XHWJ-FM

Tehuacán, Puebla; Mexico;
- Frequency: 102.9 FM
- Branding: Exa FM

Programming
- Format: Pop
- Affiliations: MVS Radio

Ownership
- Owner: Radio TH Comunicación; (XEWJ Radio Popular, S.A. de C.V.);
- Sister stations: XHGY-FM

History
- First air date: March 31, 1944 (concession)

Technical information
- ERP: 25 kW
- Transmitter coordinates: 18°27′24.6″N 97°25′20.4″W﻿ / ﻿18.456833°N 97.422333°W

Links
- Website: www.exafm.com#!/tehuacan/home

= XHWJ-FM =

Radio station in Tehuacán, Puebla

XHWJ-FM is a radio station on 102.9 FM in Tehuacán, Puebla.

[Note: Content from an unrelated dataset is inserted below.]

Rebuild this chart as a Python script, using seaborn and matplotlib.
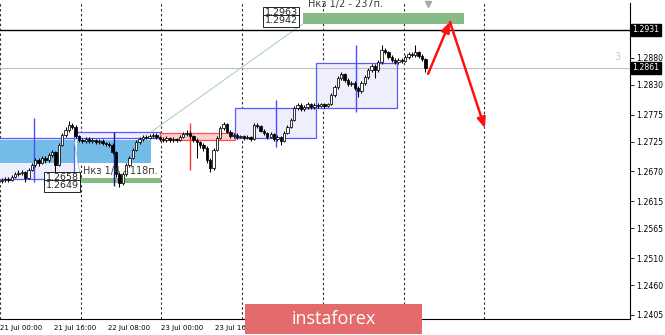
import numpy as np
import pandas as pd
import matplotlib
matplotlib.use("Agg")
import matplotlib.pyplot as plt
import matplotlib.transforms as mtransforms
from matplotlib.patches import Rectangle
import seaborn as sns

# ---------------- data ----------------
first_open = 1.2652
closes = [1.2654,1.2656,1.2654,1.2660,1.2665,1.2667,1.2669,1.2658,1.2673,1.2682,
          1.2691,1.2686,1.2695,1.2691,1.2700,1.2706,1.2682,1.2719,1.2737,1.2746,
          1.2756,1.2752,1.2735,1.2728,1.2726,1.2730,1.2726,1.2728,1.2724,1.2726,
          1.2722,1.2721,1.2719,1.2706,1.2665,1.2649,1.2665,1.2682,1.2695,1.2710,
          1.2724,1.2730,1.2734,1.2732,1.2735,1.2737,1.2734,1.2730,1.2728,1.2732,
          1.2728,1.2730,1.2728,1.2734,1.2739,1.2741,1.2735,1.2728,1.2724,1.2719,
          1.2713,1.2691,1.2676,1.2710,1.2732,1.2750,1.2758,1.2743,1.2735,1.2737,
          1.2734,1.2735,1.2732,1.2734,1.2730,1.2756,1.2754,1.2745,1.2741,1.2734,
          1.2739,1.2730,1.2734,1.2726,1.2741,1.2752,1.2765,1.2787,1.2793,1.2785,
          1.2789,1.2794,1.2789,1.2793,1.2791,1.2794,1.2791,1.2794,1.2811,1.2826,
          1.2842,1.2850,1.2839,1.2831,1.2833,1.2824,1.2818,1.2833,1.2844,1.2857,
          1.2865,1.2857,1.2872,1.2894,1.2890,1.2881,1.2876,1.2872,1.2876,1.2874,
          1.2881,1.2887,1.2885,1.2890,1.2883,1.2878,1.2861]
highs = [1.2657,1.2659,1.2660,1.2663,1.2668,1.2672,1.2673,1.2671,1.2676,1.2686,
         1.2695,1.2694,1.2699,1.2698,1.2704,1.2710,1.2708,1.2722,1.2741,1.2752,
         1.2763,1.2760,1.2755,1.2738,1.2732,1.2734,1.2733,1.2731,1.2730,1.2729,
         1.2729,1.2725,1.2724,1.2722,1.2708,1.2669,1.2668,1.2685,1.2699,1.2714,
         1.2728,1.2734,1.2738,1.2737,1.2739,1.2741,1.2740,1.2736,1.2733,1.2735,
         1.2734,1.2733,1.2732,1.2737,1.2742,1.2746,1.2744,1.2737,1.2731,1.2727,
         1.2722,1.2716,1.2694,1.2713,1.2736,1.2754,1.2762,1.2760,1.2746,1.2741,
         1.2740,1.2738,1.2737,1.2737,1.2736,1.2760,1.2759,1.2756,1.2748,1.2743,
         1.2742,1.2741,1.2737,1.2736,1.2744,1.2755,1.2769,1.2791,1.2797,1.2796,
         1.2793,1.2798,1.2797,1.2796,1.2796,1.2797,1.2796,1.2797,1.2815,1.2830,
         1.2846,1.2854,1.2852,1.2842,1.2837,1.2836,1.2828,1.2836,1.2847,1.2861,
         1.2869,1.2868,1.2876,1.2903,1.2898,1.2893,1.2884,1.2879,1.2880,1.2879,
         1.2885,1.2891,1.2890,1.2903,1.2893,1.2886,1.2880]
lows = [1.2649,1.2651,1.2650,1.2652,1.2657,1.2662,1.2663,1.2651,1.2656,1.2670,
        1.2678,1.2680,1.2683,1.2686,1.2688,1.2697,1.2663,1.2680,1.2716,1.2733,
        1.2743,1.2748,1.2731,1.2724,1.2722,1.2723,1.2722,1.2723,1.2720,1.2721,
        1.2718,1.2717,1.2715,1.2702,1.2660,1.2641,1.2645,1.2662,1.2679,1.2692,
        1.2707,1.2720,1.2727,1.2729,1.2729,1.2732,1.2730,1.2727,1.2724,1.2725,
        1.2725,1.2725,1.2724,1.2726,1.2731,1.2736,1.2732,1.2724,1.2695,1.2714,
        1.2708,1.2686,1.2669,1.2673,1.2707,1.2729,1.2747,1.2740,1.2731,1.2732,
        1.2730,1.2731,1.2728,1.2729,1.2726,1.2728,1.2750,1.2742,1.2737,1.2730,
        1.2731,1.2726,1.2727,1.2719,1.2724,1.2739,1.2750,1.2763,1.2784,1.2781,
        1.2782,1.2786,1.2785,1.2786,1.2787,1.2788,1.2787,1.2788,1.2792,1.2808,
        1.2823,1.2838,1.2835,1.2827,1.2828,1.2820,1.2807,1.2815,1.2830,1.2841,
        1.2853,1.2842,1.2854,1.2869,1.2886,1.2877,1.2872,1.2868,1.2869,1.2870,
        1.2871,1.2878,1.2882,1.2882,1.2879,1.2874,1.2854]

day_separators = [0, 24, 48, 72, 96, 120, 144]
x_tick_hours = [0, 16, 32, 48, 64]
x_tick_labels = ["21 Jul 00:00", "21 Jul 16:00", "22 Jul 08:00", "23 Jul 00:00", "23 Jul 16:00"]
y_ticks = [1.2880, 1.2830, 1.2775, 1.2725, 1.2670, 1.2615, 1.2565, 1.2510, 1.2460, 1.2405]
level_black = 1.2931
level_current = 1.2861

# daily range boxes: start hour, end hour, low, high, kind
range_boxes = [(-2, 22, 1.2656, 1.2732, "blue"),
               (22, 47.6, 1.2732, 1.2743, "blue"),
               (47.6, 70, 1.2728, 1.2741, "red"),
               (70, 94, 1.2732, 1.2787, "blue"),
               (94, 118, 1.2787, 1.2870, "blue")]
# range mid lines: hour, low, high, colour
range_lines = [(10, 1.2650, 1.2768, "#4b4bff"),
               (34, 1.2643, 1.2743, "#10109a"),
               (56.5, 1.2673, 1.2759, "#ff3030"),
               (82, 1.2715, 1.2802, "#4b4bff"),
               (106, 1.2780, 1.2903, "#4b4bff")]
zones = [(0, 22, 1.2686, 1.2728), (22.9, 44.9, 1.2686, 1.2728)]
targets = [(24, 48, 1.2649, 1.2658, "Нкз 1/4 - 118п."),
           (90, 138, 1.2942, 1.2963, "Нкз 1/2 - 237п.")]
trendlines = [(45, 1.2743, 90, 1.2942), (22, 1.2728, 24, 1.2658)]
forecast_path = [(127.3, 1.2850), (133.8, 1.2946), (144.2, 1.2750)]

# ---------------- figure ----------------
sns.set_style("white")
plt.rcParams["font.family"] = ["DejaVu Sans"]

fig = plt.figure(figsize=(6.65, 3.35), dpi=100)
ax = fig.add_axes([0.0, 16 / 335, 630 / 665, 316 / 335])
ax.set_facecolor("white")
ax.set_xlim(0, 187.36)
ax.set_ylim(1.23976, 1.29808)

# zones (light blue)
for x0, x1, lo, hi in zones:
    ax.add_patch(Rectangle((x0, lo), x1 - x0, hi - lo, fc="#74bce8", ec="none", zorder=1.2))

# range boxes
for x0, x1, lo, hi, kind in range_boxes:
    if kind == "red":
        fc, ec = "#ffd0d0", "#ff5050"
    else:
        fc, ec = "#eeeefd", "#5a5aff"
    ax.add_patch(Rectangle((x0, lo), x1 - x0, hi - lo, fc=fc, ec="none", zorder=1))
    ax.add_patch(Rectangle((x0, lo), x1 - x0, hi - lo, fc="none", ec=ec, lw=0.9, zorder=1.5))
for xh, lo, hi, col in range_lines:
    ax.vlines(xh, lo, hi, colors=col, lw=1.0, zorder=1.6)

# green targets
for x0, x1, lo, hi, lab in targets:
    ax.add_patch(Rectangle((x0, lo), x1 - x0, hi - lo, fc="#86bb86", ec="none", zorder=1.3))

# day separators
for d in day_separators:
    ax.axvline(d, color="#303030", lw=0.8, ls=(0, (2.2, 2.2)), zorder=0.8)

# horizontal levels
ax.axhline(level_current, color="#c0c0c0", lw=0.8, zorder=1.1)
ax.axhline(level_black, color="black", lw=1.0, zorder=2)

# trendlines
for x0, y0, x1, y1 in trendlines:
    ax.plot([x0, x1], [y0, y1], color="#98cc98", lw=0.6, zorder=1.7)

# candles
df = pd.DataFrame({"close": closes, "high": highs, "low": lows})
df["open"] = [first_open] + closes[:-1]
df["x"] = np.arange(len(df)) + 0.5
ax.vlines(df["x"], df["low"], df["high"], colors="black", lw=0.75, zorder=3)
bull = df[df["close"] >= df["open"]]
bear = df[df["close"] < df["open"]]
ax.bar(bull["x"], (bull["close"] - bull["open"]).clip(lower=0.00005), bottom=bull["open"],
       width=0.7, color="white", edgecolor="black", lw=0.55, zorder=4)
ax.bar(bear["x"], (bear["open"] - bear["close"]), bottom=bear["close"],
       width=0.7, color="black", edgecolor="black", lw=0.55, zorder=4)

# target texts and price labels
lbl_box = dict(boxstyle="square,pad=0.15", fc="white", ec="black", lw=0.6)
t0 = targets[0]
ax.text(t0[0] + 0.7, 1.26708, t0[4], fontsize=7, color="#3a3a3a", va="center", ha="left", zorder=5)
ax.annotate(f"{t0[3]:.4f}", xy=(t0[0], t0[3]), xytext=(-2, 0), textcoords="offset pixels",
            ha="right", va="center", fontsize=6.8, bbox=lbl_box, zorder=6)
ax.annotate(f"{t0[2]:.4f}", xy=(t0[0], t0[3]), xytext=(-2, -8), textcoords="offset pixels",
            ha="right", va="center", fontsize=6.8, bbox=lbl_box, zorder=6)
t1 = targets[1]
ax.annotate(t1[4], xy=(t1[0], t1[3]), xytext=(5, 9), textcoords="offset pixels",
            fontsize=7, color="#3a3a3a", va="center", ha="left", zorder=5, annotation_clip=False)
ax.annotate(f"{t1[3]:.4f}", xy=(t1[0], t1[3]), xytext=(-5, 0), textcoords="offset pixels",
            ha="right", va="center", fontsize=6.8, bbox=lbl_box, zorder=6)
ax.annotate(f"{t1[2]:.4f}", xy=(t1[0], t1[3]), xytext=(-5, -8), textcoords="offset pixels",
            ha="right", va="center", fontsize=6.8, bbox=lbl_box, zorder=6)

# forecast arrows
for (xa, ya), (xb, yb) in zip(forecast_path[:-1], forecast_path[1:]):
    ax.annotate("", xy=(xb, yb), xytext=(xa, ya),
                arrowprops=dict(arrowstyle="-|>,head_length=0.6,head_width=0.25",
                                color="#ff1010", lw=1.8, shrinkA=0, shrinkB=0), zorder=7)

# chart shift marker and misc
ax.plot([127.2], [1.29785], marker="v", ms=4.5, color="#a8a8a8", zorder=6, clip_on=False)
ax.text(183.6, 1.2881, "3", fontsize=7, color="#c8c8c8", ha="center", va="center")

# axes styling
for s in ["top", "left"]:
    ax.spines[s].set_visible(False)
for s in ["right", "bottom"]:
    ax.spines[s].set_color("black")
    ax.spines[s].set_linewidth(0.8)
ax.yaxis.tick_right()
ax.set_yticks(y_ticks)
ax.set_yticklabels([f"{v:.4f}" for v in y_ticks])
ax.tick_params(axis="y", labelsize=5.6, length=3, width=0.6, pad=1.5, colors="black")
ax.set_xticks(x_tick_hours)
ax.set_xticklabels(x_tick_labels, ha="left")
ax.tick_params(axis="x", labelsize=5.0, length=3, width=0.6, pad=1.5, colors="black")
ax.grid(False)

blend = mtransforms.blended_transform_factory(ax.transAxes, ax.transData)
for lvl in [level_black, level_current]:
    ax.text(1.0 + 2.5 / 630, lvl, f"{lvl:.4f}", transform=blend, ha="left", va="center",
            fontsize=5.6, color="white", zorder=8,
            bbox=dict(boxstyle="square,pad=0.2", fc="black", ec="black"))

# logo
fig.add_artist(Rectangle((245 / 665, 1 / 335), 177 / 665, 30 / 335, transform=fig.transFigure,
                         fc="#e36b6b", ec="none", zorder=10))
fig.text(333.5 / 665, 16.5 / 335, "instaforex", color="white", fontsize=13,
         family=["Open Sans", "DejaVu Sans"], ha="center", va="center", zorder=11)

fig.savefig("out.png", dpi=100)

It carries the Exa FM pop format from MVS Radio.

==History==
XEWJ-AM 1420 received its concession on March 31, 1944. It was owned by Mariano Caraza Domínguez and broadcast with 100 watts. In 1950, it was sold to Jaime Retif del Moral, and the following year, José Antonio Abascal Septien acquired XEWJ. It was sold to a concessionaire in 1964. By 1969, XEWJ was broadcasting with 1,000 watts day and 250 night. The concessionaire is currently owned by the Sánchez Tinoco family; it has had several different studios and owners over the years.

XEWJ was cleared to move to FM in 2011.